Thursday, July 23, 2015

The Fighting Axolotls of St. John’s College

David P. Goldman writes after visiting the Santa Fe campus graduation, at PJ Media.
"A deeper problem accounts for the lacunae in St. John’s curriculum: the “Great Books” curriculum arises from consensus and custom rather than authority. Goethe is important not because he is a great lyric poet, but because he led the grand program of the German Classic to recreate the accomplishments of religion by secular means. His character Mephistopheles looks back to Ecclesiastes and forward to Heidegger. Goethe mediates the great question—why is life worthwhile in the first place?—between the biblical and the modern worlds. The designers of the St. John’s curriculum in their 20th-century secularism failed to grasp the tension between religion and the Enlightenment.

"Here the religious schools have an advantage, because the Magisterium of the Catholics and the masorah of the Jews set down a canon tested over the centuries. There are fewer than 800 undergraduates at the two St. John’s campuses, while one American yeshiva (center of traditional Jewish higher learning), Beth Medrash Govoha in Lakewood, N.J., has ten times that number of students.
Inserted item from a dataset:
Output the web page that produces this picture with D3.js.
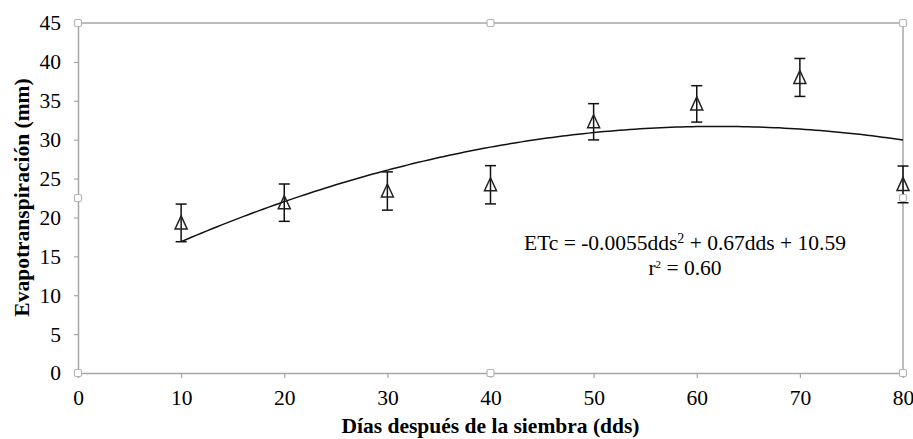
<!DOCTYPE html>
<html><head><meta charset="utf-8">
<script src="https://cdn.jsdelivr.net/npm/d3@7"></script>
<style>body{margin:0;background:#fff}svg{display:block}
svg text{font-family:"Liberation Serif","Times New Roman","DejaVu Serif",serif !important;}</style>
</head><body>
<script>
const days = [10, 20, 30, 40, 50, 60, 70, 80];
const etc = [19.3, 21.9, 23.4, 24.2, 32.3, 34.6, 38.0, 24.25];
const errs = [2.42, 2.4, 2.46, 2.46, 2.33, 2.34, 2.44, 2.36];
const xTicks = [0, 10, 20, 30, 40, 50, 60, 70, 80];
const yTicks = [0, 5, 10, 15, 20, 25, 30, 35, 40, 45];
const xTitle = "Días después de la siembra (dds)";
const yTitle = "Evapotranspiración (mm)";

const W = 913, H = 439;
const L = 78, R = 903, T = 23, B = 373;
const svg = d3.select("body").append("svg").attr("width", W).attr("height", H);
svg.append("rect").attr("width", W).attr("height", H).attr("fill", "#fff");

const x = d3.scaleLinear().domain([0, 80]).range([L, R]);
const y = d3.scaleLinear().domain([0, 45]).range([B, T]);
const gray = "#a6a6a6";

// frame
const frame = svg.append("g");
frame.append("line").attr("x1", L).attr("x2", R).attr("y1", T).attr("y2", T);
frame.append("line").attr("x1", R).attr("x2", R).attr("y1", T).attr("y2", B);
frame.selectAll("line").attr("stroke", gray).attr("stroke-width", 1.5);

// axes
const xAxis = svg.append("g").attr("transform", `translate(0,${B})`)
  .call(d3.axisBottom(x).tickValues(xTicks).tickSize(5).tickPadding(12));
const yAxis = svg.append("g").attr("transform", `translate(${L},0)`)
  .call(d3.axisLeft(y).tickValues(yTicks).tickSize(4).tickPadding(13));
[xAxis, yAxis].forEach(a => {
  a.attr("font-family", null).attr("font-size", null);
  a.select(".domain").attr("stroke", gray).attr("stroke-width", 1.5);
  a.selectAll(".tick line").attr("stroke", gray).attr("stroke-width", 1.2);
  a.selectAll("text").style("font-size", "21.5px").attr("fill", "#000");
});

// fitted quadratic trend (least squares on the data)
function quadFit(xs, ys) {
  let s = [0,0,0,0,0], t = [0,0,0];
  xs.forEach((xi, i) => {
    let p = 1;
    for (let k = 0; k < 5; k++) { s[k] += p; if (k < 3) t[k] += p * ys[i]; p *= xi; }
  });
  const M = [[s[0], s[1], s[2], t[0]], [s[1], s[2], s[3], t[1]], [s[2], s[3], s[4], t[2]]];
  for (let i = 0; i < 3; i++) {
    for (let j = i + 1; j < 3; j++) {
      const f = M[j][i] / M[i][i];
      for (let k = i; k < 4; k++) M[j][k] -= f * M[i][k];
    }
  }
  const c = [0,0,0];
  for (let i = 2; i >= 0; i--) {
    let v = M[i][3];
    for (let k = i + 1; k < 3; k++) v -= M[i][k] * c[k];
    c[i] = v / M[i][i];
  }
  return c;
}
const coef = quadFit(days, etc);
const curveX = d3.range(days[0], days[days.length - 1] + 0.001, 0.5);
svg.append("path")
  .datum(curveX)
  .attr("fill", "none").attr("stroke", "#111").attr("stroke-width", 1.5)
  .attr("d", d3.line().x(d => x(d)).y(d => y(coef[0] + coef[1] * d + coef[2] * d * d)));

// error bars
const eb = svg.append("g").attr("stroke", "#111").attr("stroke-width", 1.5);
days.forEach((d, i) => {
  const cx = x(d), y1 = y(etc[i] + errs[i]), y2 = y(etc[i] - errs[i]);
  eb.append("line").attr("x1", cx).attr("x2", cx).attr("y1", y1).attr("y2", y2);
  eb.append("line").attr("x1", cx - 5.5).attr("x2", cx + 5.5).attr("y1", y1).attr("y2", y1);
  eb.append("line").attr("x1", cx - 5.5).attr("x2", cx + 5.5).attr("y1", y2).attr("y2", y2);
});

// triangle markers
svg.append("g").selectAll("path").data(days).join("path")
  .attr("d", (d, i) => {
    const cx = x(d), cy = y(etc[i]);
    return `M${cx},${cy - 7}L${cx + 6},${cy + 6}L${cx - 6},${cy + 6}Z`;
  })
  .attr("fill", "none").attr("stroke", "#222").attr("stroke-width", 1.5);

// handles
const hx = [L, (L + R) / 2, R], hy = [T, (T + B) / 2, B];
const handles = [];
hx.forEach(a => hy.forEach(b => { if (!(a === (L + R) / 2 && b === (T + B) / 2)) handles.push([a, b]); }));
svg.append("g").selectAll("rect").data(handles).join("rect")
  .attr("x", d => d[0] - 3.5).attr("y", d => d[1] - 3.5).attr("width", 7).attr("height", 7)
  .attr("rx", 1.5).attr("fill", "#fff").attr("stroke", "#b5b5b5").attr("stroke-width", 1.2);

// equation
const eq = svg.append("text").attr("x", 685).attr("y", 250).attr("text-anchor", "middle")
  .style("font-size", "21.5px").attr("fill", "#000");
eq.append("tspan").text("ETc = -0.0055dds");
eq.append("tspan").attr("dy", -7).style("font-size", "14px").text("2");
eq.append("tspan").attr("dy", 7).text(" + 0.67dds + 10.59");
const r2 = svg.append("text").attr("x", 685).attr("y", 275).attr("text-anchor", "middle")
  .style("font-size", "21.5px").attr("fill", "#000");
r2.append("tspan").text("r");
r2.append("tspan").attr("dy", -7).style("font-size", "11px").text("2");
r2.append("tspan").attr("dy", 7).text(" = 0.60");

// titles
svg.append("text").attr("x", 490.5).attr("y", 433).attr("text-anchor", "middle")
  .style("font-size", "21.5px").attr("font-weight", "bold").text(xTitle);
svg.append("text").attr("transform", `translate(29,197.5) rotate(-90)`).attr("text-anchor", "middle")
  .style("font-size", "21.5px").attr("font-weight", "bold").text(yTitle);
</script>
</body></html>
The number of religious Jews studying traditional sources worldwide outnumbers the total number of students of classic Western texts by an order of magnitude; more than 300,000 read a daily page of Talmud (Daf Yomi), completing the voluminous compendium of Jewish teaching in a seven-year cycle.
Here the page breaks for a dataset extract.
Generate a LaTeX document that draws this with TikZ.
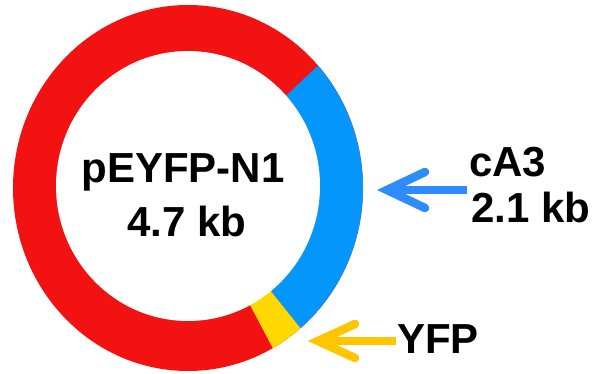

"The traditional Catholic colleges attract a surprising small number of students; the three colleges that offer the most intensive classical curriculum (St. Thomas Aquinas, Wyoming Catholic College and Ave Maria) have fewer than 1,400 students among them, and the total number of students in conservative Catholic colleges (according to the Cardinal Newman Society list) barely totals 10,000."